FaddyK summed up what many Yoruba people are feeling: “Wait oh, wait a minute! Is this how the kidnapped principal, teachers and children at that oyo school will grow old in the forest? And everywhere is quiet all of a sudden.” Her tweet pulled 2.8K reposts because it hit a nerve – people are tired of waiting.
Pushback: “You Can’t Threaten An Entire Group”
As expected, Igboho’s words drew heavy fire. Critics accused him of ethnic profiling and acting like judge and jury.
Daniel Regha was one of the loudest voices pushing back. He said Igboho has every right to raise alarm since government has failed woefully on security, but drawing a line against all Fulani people is wrong. “Giving an ultimatum to Fulani leaders when there’s no proof of them being culprits is wrong. Unless there’s valid proof, you don’t go around making threats,” he wrote. The tweet got 669 comments and 113K views.
Hidima, Ph.D. went harder, calling Igboho an “idiot” who doesn’t have a monopoly on violence.
He argued that law-abiding Fulani residents shouldn’t be threatened just because of their ethnicity, and tagged the Nigeria Police and DSS to take note.
He also reminded people that some of those arrested for kidnapping Adelabu’s sister were Yoruba, so crime should be treated as crime, not ethnicity.

Kachalla Usmanu labeled Igboho “a Yoruba terrorist sponsored by politicians in the Southwest” and said he belongs in prison like Nnamdi Kanu.
Abiola Oshodi captured the general fatigue: “Sunday Igboho and these his endless ultimatums again. Every time it’s two hours, 24 hours, final warning. Abeg, we’re tired. Kidnappers don’t fear press conferences. If you have the capacity to deal with them, do it. If not, stop all this movie trailer talk. People want results.”

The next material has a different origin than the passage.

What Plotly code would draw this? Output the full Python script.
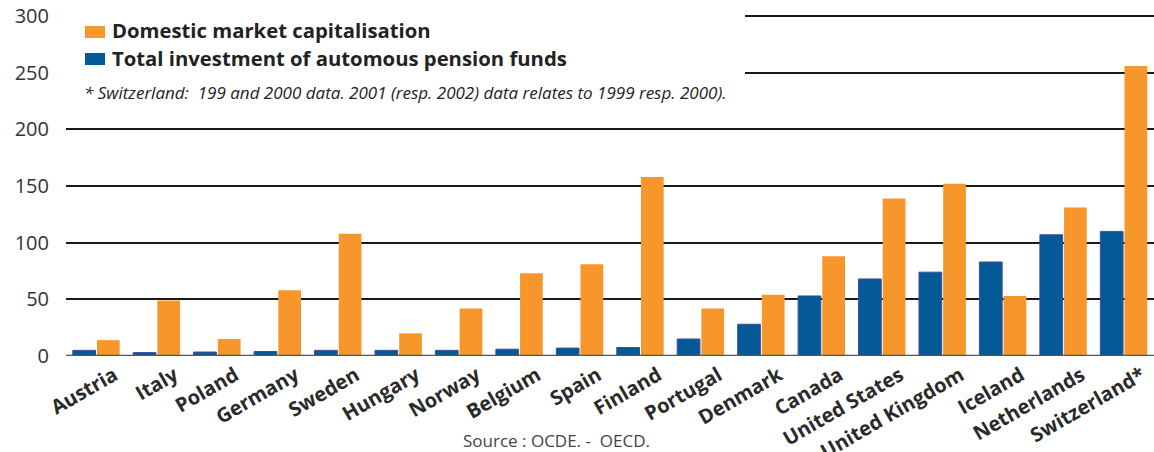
import plotly.graph_objects as go

countries = ["Austria", "Italy", "Poland", "Germany", "Sweden", "Hungary", "Norway",
             "Belgium", "Spain", "Finland", "Portugal", "Denmark", "Canada",
             "United States", "United Kingdom", "Iceland", "Netherlands", "Switzerland*"]
market_cap = [14, 49, 15, 58, 108, 20, 42, 73, 81, 158, 42, 54, 88, 139, 152, 53, 131, 256]
pension = [5, 3, 3.5, 4, 5, 5, 5, 6, 7, 7.5, 15, 28, 53, 68, 74, 83, 107, 110]
y_ticks = [0, 50, 100, 150, 200, 250, 300]
legend_labels = ["Domestic market capitalisation", "Total investment of automous pension funds"]
footnote = "* Switzerland:  199 and 2000 data. 2001 (resp. 2002) data relates to 1999 resp. 2000)."
source = "Source : OCDE. -  OECD."

W, H = 1154, 452
L, R, T, B = 66, 0, 15, 96
pw = W - L - R
ph = H - T - B

ORANGE = "#f7962b"
BLUE = "#045a96"
FONT = "Open Sans"


def px(x):
    return (x - L) / pw


def py(y):
    return (H - B - y) / ph


fig = go.Figure()
fig.add_trace(go.Bar(
    x=countries, y=pension, name=legend_labels[1], showlegend=False,
    marker=dict(color=BLUE, line=dict(color="#3b4d9e", width=1))))
fig.add_trace(go.Bar(
    x=countries, y=market_cap, name=legend_labels[0], showlegend=False,
    marker=dict(color=ORANGE, line=dict(width=0))))

shapes = [
    # white mask behind legend area covering top gridlines (plot area only)
    dict(type="rect", xref="paper", yref="paper", layer="above",
         x0=0, x1=px(745), y0=py(110), y1=py(0),
         fillcolor="white", line=dict(width=0)),
    # baseline
    dict(type="line", xref="paper", yref="y", layer="above",
         x0=0, x1=1.0, y0=0, y1=0, line=dict(color="#555555", width=2.5)),
    # legend swatches
    dict(type="rect", xref="paper", yref="paper", layer="above",
         x0=px(85), x1=px(105), y0=py(38), y1=py(26), fillcolor=ORANGE, line=dict(width=0)),
    dict(type="rect", xref="paper", yref="paper", layer="above",
         x0=px(85), x1=px(105), y0=py(65), y1=py(53), fillcolor=BLUE, line=dict(width=0)),
]

annotations = [
    dict(text="<b>%s</b>" % legend_labels[0], xref="paper", yref="paper",
         x=px(110), y=py(30), xanchor="left", yanchor="middle", showarrow=False,
         font=dict(family=FONT, size=20.3, color="#222222")),
    dict(text="<b>%s</b>" % legend_labels[1], xref="paper", yref="paper",
         x=px(110), y=py(58), xanchor="left", yanchor="middle", showarrow=False,
         font=dict(family=FONT, size=20.3, color="#222222")),
    dict(text="<i>%s</i>" % footnote, xref="paper", yref="paper",
         x=px(82), y=py(92), xanchor="left", yanchor="middle", showarrow=False,
         font=dict(family=FONT, size=17, color="#222222")),
    dict(text=source, xref="paper", yref="paper",
         x=px(556), y=py(440), xanchor="center", yanchor="middle",
         showarrow=False, font=dict(family=FONT, size=17, color="#444444")),
]

fig.update_layout(
    width=W, height=H,
    margin=dict(l=L, r=R, t=T, b=B, autoexpand=False),
    paper_bgcolor="white", plot_bgcolor="white",
    barmode="group", bargap=0.2, bargroupgap=0.06,
    showlegend=False,
    font=dict(family=FONT, color="#333333"),
    xaxis=dict(tickangle=-30, tickfont=dict(family=FONT, size=20, color="#2a2a2a", weight="bold"),
               showgrid=False, ticks="", showline=False, ticklabelshift=18, ticklabelstandoff=3,
               automargin=False),
    yaxis=dict(range=[0, 301], tickvals=y_ticks, showgrid=True, gridcolor="#1a1a1a", gridwidth=1.5,
               zeroline=False, tickfont=dict(family=FONT, size=20, color="#333333"),
               ticklabelstandoff=16, automargin=False),
    shapes=shapes,
    annotations=annotations,
)

fig.write_html("out.html")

Did It Work? Celebration In Igboho
The twist came later that evening. Oyo Affairs posted an update saying there was celebration in Igboho town after kidnapped victims were released following the two-hour ultimatum.
If that’s true, it means Igboho’s pressure forced movement where weeks of official silence hadn’t. That’s what makes this story uncomfortable.
On one hand, families want their children back by any means. On the other, Nigeria has laws, and threatening an entire ethnic group opens the door to reprisals and more chaos.
For now, the focus is back on Old Oyo National Park Reserve. How did it become a safe zone for kidnappers? Why are communities forced to negotiate while security agencies are reportedly “monitoring the situation”?

Igboho’s supporters say he’s a defender who fills the vacuum left by government failure. His critics say he’s reckless and his methods will only breed more violence.
Both sides agree on one thing: the people of Igboho have suffered enough. Until the forest is cleared and arrests are made, expect more ultimatums, more viral videos, and more debate about where desperation ends and the rule of law begins.